The object of interpretation is to give the words of the contract their natural and ordinary meaning in so far as that is possible.  Adopting this approach, the Court of Appeal upheld the Judge's finding at first instance.  They held that insurers' interpretation of the exclusion, which involved reading the definition of 'Principal Insureds' in place of Principal Assured in the exclusion did much less 'violence' to the wording than the approach urged by Technip.  In part, this is because Technip's interpretation implicitly involved adding the words '…which was making the particular claim concerned' after 'Principle Assured' in the exclusion but these words were entirely absent from the exclusion.

Furthermore, the interpretation argued for by Technip would not work in the event of a liability claim by one of the 'Other Insureds'.  In such a situation, the term Principle Assured could not be read as 'the Principal Insured' who is making a claim under the policy' because there would not be a Principal Insured making a claim.
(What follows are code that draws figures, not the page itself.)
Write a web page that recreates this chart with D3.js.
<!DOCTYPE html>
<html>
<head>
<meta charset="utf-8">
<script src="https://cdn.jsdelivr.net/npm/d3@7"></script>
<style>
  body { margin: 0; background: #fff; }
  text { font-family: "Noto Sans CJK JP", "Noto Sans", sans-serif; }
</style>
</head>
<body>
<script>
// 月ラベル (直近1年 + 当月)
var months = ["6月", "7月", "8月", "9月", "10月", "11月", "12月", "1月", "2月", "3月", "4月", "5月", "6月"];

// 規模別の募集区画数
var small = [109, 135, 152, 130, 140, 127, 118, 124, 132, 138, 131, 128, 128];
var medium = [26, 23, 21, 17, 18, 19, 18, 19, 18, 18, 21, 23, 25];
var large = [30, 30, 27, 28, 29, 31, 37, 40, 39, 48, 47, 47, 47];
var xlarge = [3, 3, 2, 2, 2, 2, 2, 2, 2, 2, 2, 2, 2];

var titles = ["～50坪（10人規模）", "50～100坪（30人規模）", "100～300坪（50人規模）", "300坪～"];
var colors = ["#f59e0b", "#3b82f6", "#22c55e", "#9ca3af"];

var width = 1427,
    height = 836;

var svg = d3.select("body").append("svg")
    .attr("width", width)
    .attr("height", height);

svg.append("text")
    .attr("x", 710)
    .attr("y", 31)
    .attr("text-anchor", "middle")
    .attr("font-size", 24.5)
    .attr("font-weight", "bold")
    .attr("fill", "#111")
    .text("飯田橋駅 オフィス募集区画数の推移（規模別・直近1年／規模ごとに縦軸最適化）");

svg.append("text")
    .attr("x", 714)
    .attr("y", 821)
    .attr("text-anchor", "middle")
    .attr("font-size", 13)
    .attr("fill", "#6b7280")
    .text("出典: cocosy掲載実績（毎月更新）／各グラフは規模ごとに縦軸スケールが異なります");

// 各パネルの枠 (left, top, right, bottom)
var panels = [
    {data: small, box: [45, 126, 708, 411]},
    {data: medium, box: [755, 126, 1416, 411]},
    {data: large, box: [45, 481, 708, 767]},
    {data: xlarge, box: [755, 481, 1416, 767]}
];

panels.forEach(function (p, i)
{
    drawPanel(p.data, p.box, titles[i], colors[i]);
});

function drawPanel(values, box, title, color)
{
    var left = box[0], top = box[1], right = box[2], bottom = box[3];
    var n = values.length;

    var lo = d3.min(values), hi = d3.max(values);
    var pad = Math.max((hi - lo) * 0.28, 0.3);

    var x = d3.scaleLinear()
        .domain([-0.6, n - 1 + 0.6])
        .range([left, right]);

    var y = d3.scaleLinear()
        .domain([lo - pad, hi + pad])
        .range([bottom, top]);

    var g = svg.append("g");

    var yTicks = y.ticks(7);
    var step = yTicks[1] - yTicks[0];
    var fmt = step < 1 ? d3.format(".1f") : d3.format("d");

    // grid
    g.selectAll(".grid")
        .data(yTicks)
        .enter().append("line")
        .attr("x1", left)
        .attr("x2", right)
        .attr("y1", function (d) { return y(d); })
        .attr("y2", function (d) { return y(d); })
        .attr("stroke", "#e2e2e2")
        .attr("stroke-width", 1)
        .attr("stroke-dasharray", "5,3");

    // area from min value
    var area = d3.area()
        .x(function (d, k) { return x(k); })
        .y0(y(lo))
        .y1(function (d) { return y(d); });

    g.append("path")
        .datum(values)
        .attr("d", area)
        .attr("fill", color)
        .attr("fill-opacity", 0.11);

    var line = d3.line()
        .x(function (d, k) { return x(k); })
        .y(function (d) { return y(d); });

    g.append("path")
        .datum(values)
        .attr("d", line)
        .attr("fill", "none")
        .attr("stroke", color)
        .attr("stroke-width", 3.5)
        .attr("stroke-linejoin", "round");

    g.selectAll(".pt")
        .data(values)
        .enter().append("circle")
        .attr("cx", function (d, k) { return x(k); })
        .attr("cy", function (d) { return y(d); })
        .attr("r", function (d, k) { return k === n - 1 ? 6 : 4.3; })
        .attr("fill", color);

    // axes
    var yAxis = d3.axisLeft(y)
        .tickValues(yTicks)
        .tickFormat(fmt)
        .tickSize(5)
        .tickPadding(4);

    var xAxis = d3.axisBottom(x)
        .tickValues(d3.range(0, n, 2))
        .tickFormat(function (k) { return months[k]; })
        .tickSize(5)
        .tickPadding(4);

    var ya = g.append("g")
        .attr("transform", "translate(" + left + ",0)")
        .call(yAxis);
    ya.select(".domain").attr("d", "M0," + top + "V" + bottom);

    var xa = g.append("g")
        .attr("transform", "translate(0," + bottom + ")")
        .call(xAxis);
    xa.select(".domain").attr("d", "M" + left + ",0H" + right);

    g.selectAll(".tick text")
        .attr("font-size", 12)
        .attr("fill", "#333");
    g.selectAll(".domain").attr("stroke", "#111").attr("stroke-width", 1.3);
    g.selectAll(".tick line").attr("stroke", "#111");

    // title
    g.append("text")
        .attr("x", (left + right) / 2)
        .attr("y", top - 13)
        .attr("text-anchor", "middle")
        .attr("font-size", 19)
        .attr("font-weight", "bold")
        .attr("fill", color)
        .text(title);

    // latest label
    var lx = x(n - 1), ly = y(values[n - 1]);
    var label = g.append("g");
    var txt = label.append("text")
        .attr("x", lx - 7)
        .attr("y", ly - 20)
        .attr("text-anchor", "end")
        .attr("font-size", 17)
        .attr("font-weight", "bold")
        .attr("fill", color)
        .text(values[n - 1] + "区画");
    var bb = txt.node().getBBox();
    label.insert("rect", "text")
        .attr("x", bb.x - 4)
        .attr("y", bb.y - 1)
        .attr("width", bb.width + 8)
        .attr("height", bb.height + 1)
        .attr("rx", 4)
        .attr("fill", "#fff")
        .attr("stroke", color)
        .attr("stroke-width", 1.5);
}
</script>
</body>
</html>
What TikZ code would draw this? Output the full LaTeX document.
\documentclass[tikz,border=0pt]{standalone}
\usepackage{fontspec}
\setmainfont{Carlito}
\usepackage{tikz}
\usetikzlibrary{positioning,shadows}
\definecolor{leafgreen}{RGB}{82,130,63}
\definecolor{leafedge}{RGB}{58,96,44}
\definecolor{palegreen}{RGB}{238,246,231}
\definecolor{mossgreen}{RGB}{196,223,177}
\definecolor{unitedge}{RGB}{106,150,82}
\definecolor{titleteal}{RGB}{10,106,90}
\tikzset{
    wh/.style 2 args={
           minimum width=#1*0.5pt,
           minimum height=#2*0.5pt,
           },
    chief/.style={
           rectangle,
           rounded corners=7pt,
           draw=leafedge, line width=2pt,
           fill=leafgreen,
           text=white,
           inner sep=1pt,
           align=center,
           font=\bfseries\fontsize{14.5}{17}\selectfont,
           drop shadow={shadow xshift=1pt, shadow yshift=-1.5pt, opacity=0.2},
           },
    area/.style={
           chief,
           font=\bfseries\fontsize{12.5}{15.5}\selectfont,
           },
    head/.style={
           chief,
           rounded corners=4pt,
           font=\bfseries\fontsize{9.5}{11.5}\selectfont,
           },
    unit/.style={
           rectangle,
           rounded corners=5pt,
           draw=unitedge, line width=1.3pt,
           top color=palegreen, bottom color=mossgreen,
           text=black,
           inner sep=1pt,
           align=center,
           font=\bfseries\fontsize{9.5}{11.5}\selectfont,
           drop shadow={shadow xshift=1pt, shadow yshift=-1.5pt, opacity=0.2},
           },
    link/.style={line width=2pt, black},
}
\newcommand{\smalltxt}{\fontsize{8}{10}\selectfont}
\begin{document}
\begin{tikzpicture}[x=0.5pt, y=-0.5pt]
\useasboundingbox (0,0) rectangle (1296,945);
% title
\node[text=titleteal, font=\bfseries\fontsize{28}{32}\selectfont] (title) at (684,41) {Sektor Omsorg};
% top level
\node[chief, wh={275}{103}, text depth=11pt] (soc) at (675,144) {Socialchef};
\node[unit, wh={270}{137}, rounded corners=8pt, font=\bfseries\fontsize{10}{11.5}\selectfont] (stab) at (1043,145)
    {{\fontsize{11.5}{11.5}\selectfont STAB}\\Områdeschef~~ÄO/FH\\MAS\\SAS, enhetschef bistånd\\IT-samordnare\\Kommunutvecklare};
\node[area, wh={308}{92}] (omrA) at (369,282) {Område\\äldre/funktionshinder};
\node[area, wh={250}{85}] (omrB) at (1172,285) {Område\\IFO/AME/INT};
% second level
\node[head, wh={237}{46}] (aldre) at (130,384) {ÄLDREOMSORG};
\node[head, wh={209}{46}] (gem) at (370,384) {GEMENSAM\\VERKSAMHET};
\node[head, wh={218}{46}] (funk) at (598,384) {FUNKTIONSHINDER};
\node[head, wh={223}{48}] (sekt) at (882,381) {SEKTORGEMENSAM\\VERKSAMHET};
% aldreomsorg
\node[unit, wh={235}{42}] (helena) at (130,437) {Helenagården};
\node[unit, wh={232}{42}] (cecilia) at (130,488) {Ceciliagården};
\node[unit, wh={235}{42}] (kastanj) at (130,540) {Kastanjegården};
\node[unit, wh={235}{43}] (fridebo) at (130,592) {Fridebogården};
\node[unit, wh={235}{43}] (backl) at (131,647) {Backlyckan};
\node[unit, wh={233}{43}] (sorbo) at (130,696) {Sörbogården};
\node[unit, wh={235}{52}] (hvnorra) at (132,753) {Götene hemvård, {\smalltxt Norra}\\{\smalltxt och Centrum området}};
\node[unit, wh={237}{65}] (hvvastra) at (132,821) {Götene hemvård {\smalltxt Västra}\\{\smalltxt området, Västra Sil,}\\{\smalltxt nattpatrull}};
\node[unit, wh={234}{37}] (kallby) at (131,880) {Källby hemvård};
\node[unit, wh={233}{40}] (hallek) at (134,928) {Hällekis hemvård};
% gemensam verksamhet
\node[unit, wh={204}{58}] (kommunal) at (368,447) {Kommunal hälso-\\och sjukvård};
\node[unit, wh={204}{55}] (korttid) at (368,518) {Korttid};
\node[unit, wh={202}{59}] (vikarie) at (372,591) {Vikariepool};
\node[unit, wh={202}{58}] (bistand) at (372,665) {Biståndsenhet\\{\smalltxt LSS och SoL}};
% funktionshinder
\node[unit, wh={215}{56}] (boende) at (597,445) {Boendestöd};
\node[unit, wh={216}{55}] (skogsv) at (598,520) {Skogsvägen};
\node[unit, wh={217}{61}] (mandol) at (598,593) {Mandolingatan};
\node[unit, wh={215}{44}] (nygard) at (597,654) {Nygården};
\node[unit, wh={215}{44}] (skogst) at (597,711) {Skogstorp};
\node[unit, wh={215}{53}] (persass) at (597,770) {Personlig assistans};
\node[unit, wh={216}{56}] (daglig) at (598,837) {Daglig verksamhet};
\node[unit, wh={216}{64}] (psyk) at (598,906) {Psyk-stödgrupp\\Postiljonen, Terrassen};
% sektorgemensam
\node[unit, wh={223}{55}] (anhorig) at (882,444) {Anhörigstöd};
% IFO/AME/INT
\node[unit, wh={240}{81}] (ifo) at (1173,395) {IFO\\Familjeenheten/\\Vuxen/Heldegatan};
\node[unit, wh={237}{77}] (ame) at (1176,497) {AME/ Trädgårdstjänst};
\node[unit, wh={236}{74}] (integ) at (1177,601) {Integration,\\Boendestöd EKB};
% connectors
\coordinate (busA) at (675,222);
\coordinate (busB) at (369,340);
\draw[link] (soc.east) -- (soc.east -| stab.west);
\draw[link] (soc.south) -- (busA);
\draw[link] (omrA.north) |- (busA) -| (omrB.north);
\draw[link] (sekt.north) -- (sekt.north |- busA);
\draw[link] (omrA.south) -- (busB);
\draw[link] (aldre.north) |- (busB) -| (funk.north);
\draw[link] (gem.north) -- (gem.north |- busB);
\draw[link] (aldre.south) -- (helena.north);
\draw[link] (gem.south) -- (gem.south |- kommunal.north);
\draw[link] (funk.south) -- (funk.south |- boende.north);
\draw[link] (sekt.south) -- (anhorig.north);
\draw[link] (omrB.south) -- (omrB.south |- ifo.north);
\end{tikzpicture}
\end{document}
The Court of Appeal did not consider that the fact this was a composite policy had any impact on the construction of the exclusion because the approach to the exclusion, the substitution of 'Principal Insureds' for 'Principal Assured' would be the same in any event.

The Court of Appeal observed that this wording, albeit that it was a market standard, was 'not a model of clear drafting' as illustrated by the mixed use of 'Insured' and 'Assured' as well as the unexplained use of  singular and plural terms unhelpful. 

Consent to Settle Clause

The policy at issue contained a 'Consent to Settle Clause' which provided that insurers would only be liable to indemnify the insureds in respect to damages where the insurers had consented to any underlying settlement. In this case, the insurers had rejected Technip's claim on the policy and instructed it to behave as a 'prudent uninsured'. Nonetheless, when Technip made a claim for an indemnity having settled its dispute with the JVC, underwriters sought to argue that they were not liable for the claim because they had not consented to the settlement. This raised the issue of whether or not underwriters can rely on a consent to settle clause in circumstances in which they have denied coverage. 

The judge found that in these circumstances the insured did not need to obtain the insurers' consent to settle and that insurers had either waived their right to rely on the clause or were estopped from doing so by the earlier denial of coverage. Strictly speaking, the judge's decision on this point is non-binding since he had already decided the case on the basis of the exclusion. Nonetheless it is undoubtedly persuasive and will be taken into account by courts faced with similar issues in the future. In the circumstances, insurers with policies containing consent to settle clauses may wish to give careful thought to how any rejection of coverage is worded if the coverage position is in fact uncertain so that there may be a need to rely on clauses such as this at a later date.

Summary

What general lessons can we extract from these cases? Perhaps the most important is the reminder that wordings are dynamic because the nature of risk is always changing and the legal and commercial background in which it exists is evolving constantly. That means that existing wordings need to be reviewed regularly and kept up to date whether they are market standards or more bespoke products. New wordings and clauses should similarly be prepared on the basis of existing circumstances and not just on what has gone before. It is interesting to consider how the broader use of AI in the industry may help with this process. Interesting times indeed!